▶ Records supplied
──────────────────────────────
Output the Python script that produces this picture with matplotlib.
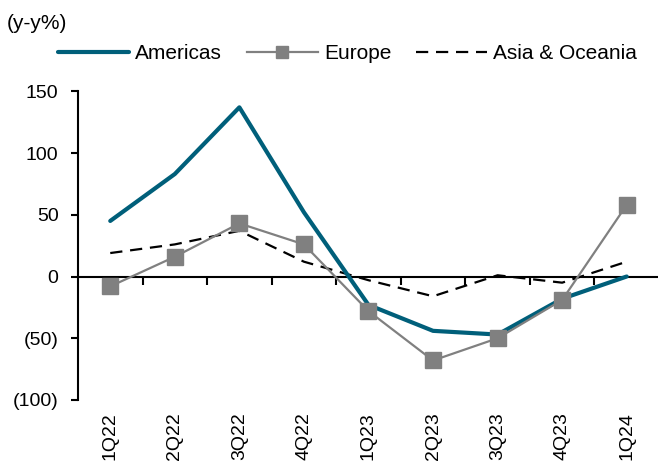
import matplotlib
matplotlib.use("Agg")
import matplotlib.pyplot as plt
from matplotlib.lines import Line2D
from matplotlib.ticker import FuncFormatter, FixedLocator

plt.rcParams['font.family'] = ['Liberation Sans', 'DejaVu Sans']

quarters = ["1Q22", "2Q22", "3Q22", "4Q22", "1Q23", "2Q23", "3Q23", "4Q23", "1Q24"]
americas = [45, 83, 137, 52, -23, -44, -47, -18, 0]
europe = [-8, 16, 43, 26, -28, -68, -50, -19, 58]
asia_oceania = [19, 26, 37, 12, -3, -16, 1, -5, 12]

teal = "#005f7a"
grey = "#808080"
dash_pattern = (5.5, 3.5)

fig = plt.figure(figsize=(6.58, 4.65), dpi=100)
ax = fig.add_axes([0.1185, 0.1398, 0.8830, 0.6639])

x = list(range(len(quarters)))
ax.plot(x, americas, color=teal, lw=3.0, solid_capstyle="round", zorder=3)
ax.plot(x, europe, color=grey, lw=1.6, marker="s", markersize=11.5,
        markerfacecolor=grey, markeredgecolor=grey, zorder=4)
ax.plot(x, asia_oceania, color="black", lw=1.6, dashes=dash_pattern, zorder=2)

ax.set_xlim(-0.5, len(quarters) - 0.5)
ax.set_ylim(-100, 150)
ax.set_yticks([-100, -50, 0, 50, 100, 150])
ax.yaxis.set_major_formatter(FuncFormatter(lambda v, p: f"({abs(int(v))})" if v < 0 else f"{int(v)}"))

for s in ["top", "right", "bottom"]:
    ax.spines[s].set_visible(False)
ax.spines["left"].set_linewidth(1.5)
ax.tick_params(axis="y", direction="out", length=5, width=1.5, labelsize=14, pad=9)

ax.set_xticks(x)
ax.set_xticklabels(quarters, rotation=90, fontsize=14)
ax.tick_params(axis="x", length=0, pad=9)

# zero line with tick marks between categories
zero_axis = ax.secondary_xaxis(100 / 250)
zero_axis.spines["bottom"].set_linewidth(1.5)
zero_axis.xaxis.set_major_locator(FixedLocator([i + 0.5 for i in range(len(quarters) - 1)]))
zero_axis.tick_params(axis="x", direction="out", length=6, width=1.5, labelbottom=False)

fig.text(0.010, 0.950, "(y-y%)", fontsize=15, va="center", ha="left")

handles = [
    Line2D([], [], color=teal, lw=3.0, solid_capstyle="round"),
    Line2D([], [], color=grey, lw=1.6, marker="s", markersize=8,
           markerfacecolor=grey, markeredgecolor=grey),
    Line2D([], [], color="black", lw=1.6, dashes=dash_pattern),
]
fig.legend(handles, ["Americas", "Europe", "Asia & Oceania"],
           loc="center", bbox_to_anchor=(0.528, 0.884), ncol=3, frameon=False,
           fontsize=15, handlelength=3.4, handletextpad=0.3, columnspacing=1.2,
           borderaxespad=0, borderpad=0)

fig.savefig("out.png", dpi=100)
──────────────────────────────
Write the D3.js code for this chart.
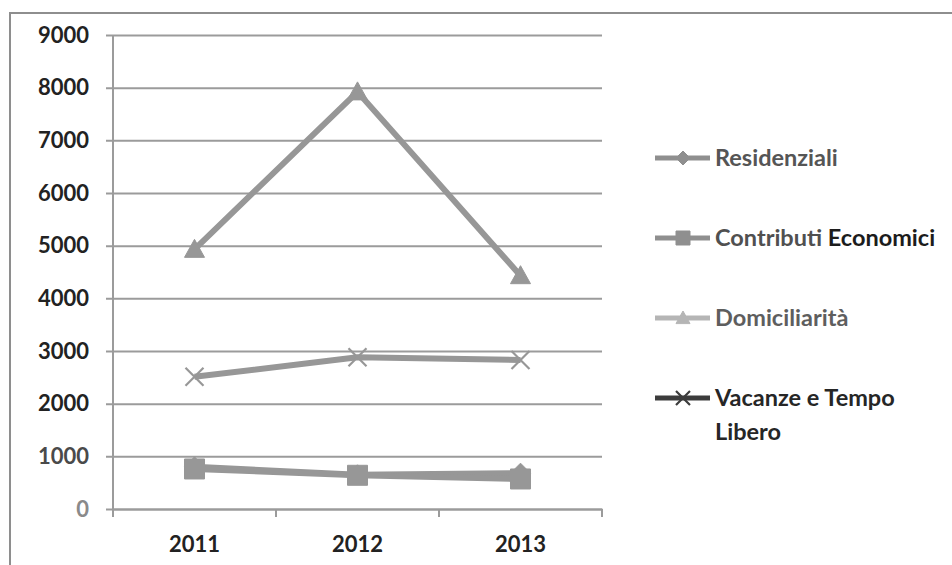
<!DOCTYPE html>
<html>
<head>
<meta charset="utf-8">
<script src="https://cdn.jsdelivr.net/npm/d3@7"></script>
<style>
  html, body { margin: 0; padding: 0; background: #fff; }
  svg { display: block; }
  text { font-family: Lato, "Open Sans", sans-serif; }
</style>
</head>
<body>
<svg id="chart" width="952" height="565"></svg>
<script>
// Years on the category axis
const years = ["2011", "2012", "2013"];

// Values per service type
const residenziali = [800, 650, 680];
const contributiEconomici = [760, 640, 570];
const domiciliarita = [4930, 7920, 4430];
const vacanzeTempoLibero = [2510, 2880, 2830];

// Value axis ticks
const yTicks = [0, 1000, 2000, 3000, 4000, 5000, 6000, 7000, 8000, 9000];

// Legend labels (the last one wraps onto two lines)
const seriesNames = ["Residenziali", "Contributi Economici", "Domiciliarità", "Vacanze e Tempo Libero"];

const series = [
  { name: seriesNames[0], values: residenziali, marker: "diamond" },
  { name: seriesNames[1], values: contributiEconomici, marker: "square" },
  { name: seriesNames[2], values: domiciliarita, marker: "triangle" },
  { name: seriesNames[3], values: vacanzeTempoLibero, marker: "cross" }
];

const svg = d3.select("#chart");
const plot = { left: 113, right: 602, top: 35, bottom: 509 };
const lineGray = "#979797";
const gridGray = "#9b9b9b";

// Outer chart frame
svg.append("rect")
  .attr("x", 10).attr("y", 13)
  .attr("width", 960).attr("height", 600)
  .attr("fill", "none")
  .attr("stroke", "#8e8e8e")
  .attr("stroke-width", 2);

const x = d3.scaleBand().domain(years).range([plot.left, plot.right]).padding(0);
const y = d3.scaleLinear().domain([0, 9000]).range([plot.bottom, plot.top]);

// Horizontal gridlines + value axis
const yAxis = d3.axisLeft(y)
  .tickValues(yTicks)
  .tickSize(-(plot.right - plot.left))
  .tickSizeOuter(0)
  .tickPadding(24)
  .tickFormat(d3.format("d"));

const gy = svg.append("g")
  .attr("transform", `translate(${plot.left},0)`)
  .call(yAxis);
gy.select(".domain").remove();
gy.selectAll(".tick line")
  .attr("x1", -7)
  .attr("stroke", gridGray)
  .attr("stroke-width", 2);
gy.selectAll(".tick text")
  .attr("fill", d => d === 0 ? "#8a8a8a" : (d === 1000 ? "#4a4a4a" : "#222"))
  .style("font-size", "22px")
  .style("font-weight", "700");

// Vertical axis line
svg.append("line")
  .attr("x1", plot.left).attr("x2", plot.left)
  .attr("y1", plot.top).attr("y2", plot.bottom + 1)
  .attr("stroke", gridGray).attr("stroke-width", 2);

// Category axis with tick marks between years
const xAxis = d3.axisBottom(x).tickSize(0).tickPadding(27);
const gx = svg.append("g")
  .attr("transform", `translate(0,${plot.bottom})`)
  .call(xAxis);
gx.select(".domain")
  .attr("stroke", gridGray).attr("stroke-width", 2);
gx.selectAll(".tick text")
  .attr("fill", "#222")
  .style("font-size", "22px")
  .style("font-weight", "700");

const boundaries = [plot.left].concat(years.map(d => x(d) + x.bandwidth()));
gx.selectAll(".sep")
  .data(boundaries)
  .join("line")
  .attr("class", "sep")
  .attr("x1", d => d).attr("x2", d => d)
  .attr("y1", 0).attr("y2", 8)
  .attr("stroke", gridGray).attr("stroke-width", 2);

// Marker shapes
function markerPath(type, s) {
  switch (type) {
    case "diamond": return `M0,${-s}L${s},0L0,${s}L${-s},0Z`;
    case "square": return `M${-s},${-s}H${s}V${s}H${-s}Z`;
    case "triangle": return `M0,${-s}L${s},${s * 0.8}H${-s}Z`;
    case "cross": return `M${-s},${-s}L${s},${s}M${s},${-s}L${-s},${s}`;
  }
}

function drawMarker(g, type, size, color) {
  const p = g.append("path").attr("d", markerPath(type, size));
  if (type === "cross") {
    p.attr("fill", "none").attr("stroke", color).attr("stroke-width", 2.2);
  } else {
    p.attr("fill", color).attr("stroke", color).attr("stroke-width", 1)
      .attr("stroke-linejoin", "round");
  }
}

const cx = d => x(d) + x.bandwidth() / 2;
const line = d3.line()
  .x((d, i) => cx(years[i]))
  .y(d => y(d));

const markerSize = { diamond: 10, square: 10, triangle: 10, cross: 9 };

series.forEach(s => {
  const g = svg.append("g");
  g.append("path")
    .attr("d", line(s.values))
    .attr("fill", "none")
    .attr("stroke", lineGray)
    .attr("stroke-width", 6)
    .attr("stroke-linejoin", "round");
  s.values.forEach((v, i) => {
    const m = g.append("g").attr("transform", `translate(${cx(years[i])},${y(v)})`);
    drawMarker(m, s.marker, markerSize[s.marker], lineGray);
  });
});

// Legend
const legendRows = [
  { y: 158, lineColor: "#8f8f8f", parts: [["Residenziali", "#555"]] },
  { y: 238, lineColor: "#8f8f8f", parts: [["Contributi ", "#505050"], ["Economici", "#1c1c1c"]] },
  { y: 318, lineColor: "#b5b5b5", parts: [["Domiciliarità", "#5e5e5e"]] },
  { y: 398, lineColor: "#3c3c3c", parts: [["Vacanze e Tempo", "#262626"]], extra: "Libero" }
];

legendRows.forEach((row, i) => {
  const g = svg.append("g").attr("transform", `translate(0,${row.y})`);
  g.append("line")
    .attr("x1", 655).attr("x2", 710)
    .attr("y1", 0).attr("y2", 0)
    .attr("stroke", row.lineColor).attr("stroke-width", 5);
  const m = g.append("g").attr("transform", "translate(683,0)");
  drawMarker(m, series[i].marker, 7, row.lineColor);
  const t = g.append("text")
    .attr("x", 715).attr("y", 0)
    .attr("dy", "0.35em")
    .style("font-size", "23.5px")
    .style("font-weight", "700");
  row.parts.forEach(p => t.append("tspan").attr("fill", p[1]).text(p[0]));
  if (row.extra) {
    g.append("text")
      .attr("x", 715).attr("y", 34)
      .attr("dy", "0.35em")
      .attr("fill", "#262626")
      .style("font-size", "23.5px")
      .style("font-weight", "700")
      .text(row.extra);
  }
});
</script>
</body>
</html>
──────────────────────────────
▶ Brief
In the listing above, find the line with "Output the Python" and the line with "ax = fig.add_axes([0.1185, 0.1398, 0.8830, 0.6639])". Copy exactly those lines and all between them, minus the images.

▶ Task response
Output the Python script that produces this picture with matplotlib.
import matplotlib
matplotlib.use("Agg")
import matplotlib.pyplot as plt
from matplotlib.lines import Line2D
from matplotlib.ticker import FuncFormatter, FixedLocator

plt.rcParams['font.family'] = ['Liberation Sans', 'DejaVu Sans']

quarters = ["1Q22", "2Q22", "3Q22", "4Q22", "1Q23", "2Q23", "3Q23", "4Q23", "1Q24"]
americas = [45, 83, 137, 52, -23, -44, -47, -18, 0]
europe = [-8, 16, 43, 26, -28, -68, -50, -19, 58]
asia_oceania = [19, 26, 37, 12, -3, -16, 1, -5, 12]

teal = "#005f7a"
grey = "#808080"
dash_pattern = (5.5, 3.5)

fig = plt.figure(figsize=(6.58, 4.65), dpi=100)
ax = fig.add_axes([0.1185, 0.1398, 0.8830, 0.6639])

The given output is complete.